AFTER-WORD – Monday, December 20, 2004

  • This may be shaping up to be another slow week, as Christmas nears and we anticipate the end of the year, but I'm afraid I have to agree with Joe Biden, who said: "I'm tired of talking about Rumsfeld." The press won't get their scapegoat on which to assign blame for a war that was wrong, for to receive that sacrifice would be an admission that our efforts in Iraq were a mistake. They are not.

  • These MSM-folks may have romanticized the reporters whom they believed help end the war in Vietnam. They want to be remembered with the same nostalgia, as heroes to their professional progeny, so they've latched onto a new anti-war movement. Its woefully misguided, but I'm afraid this is all they have.

  • Remember when we were told before the election that a clear majority of Americans surveyed thought the war was a mistake, the first time this had happened? It was a bad poll and the number was 51%, within the margin, but it was repeated incessantly that a majority of Americans opposed the war.

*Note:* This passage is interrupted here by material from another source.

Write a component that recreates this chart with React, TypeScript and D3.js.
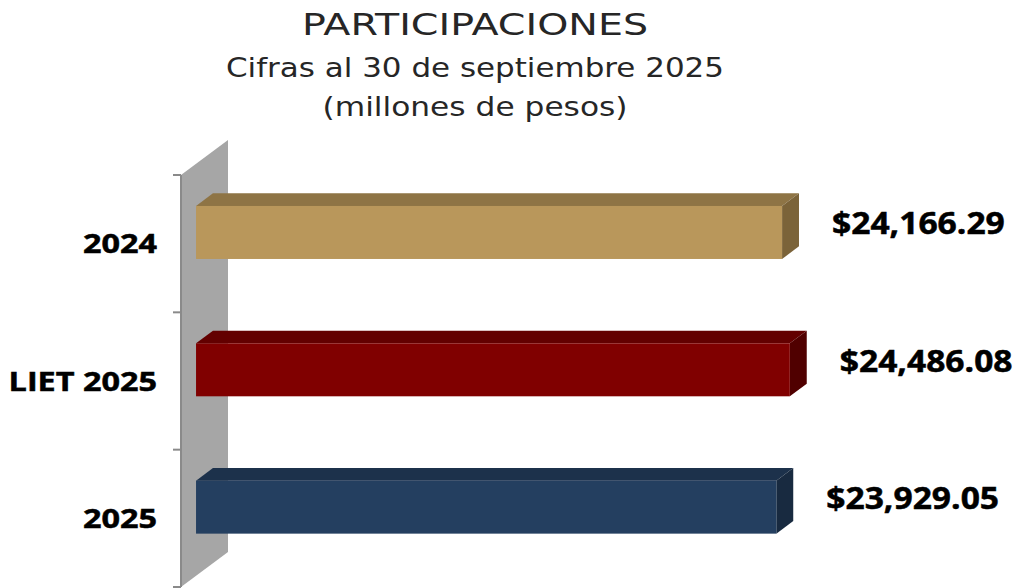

    Well, Washington Post reports, Monday, that their new poll marks "the first time since the war began that a clear majority of Americans have judged the war to have been a mistake." 56% But 58% think we should stay and get the job done.

    The election is over. Who cares? We should not be governed by these semi-scientific polls. (I use the term "semi-scientific," because the results vary by the phrasing of the questions, etc., and that can be any damn thing the pollster wants.)

  • I'm listening to George Gershwin; specifically, An American in Paris. Spend a half hour reading the New York Times online, you'll get the feeling.

    Seriously, it's a great piece, lots of fun. It's pure America.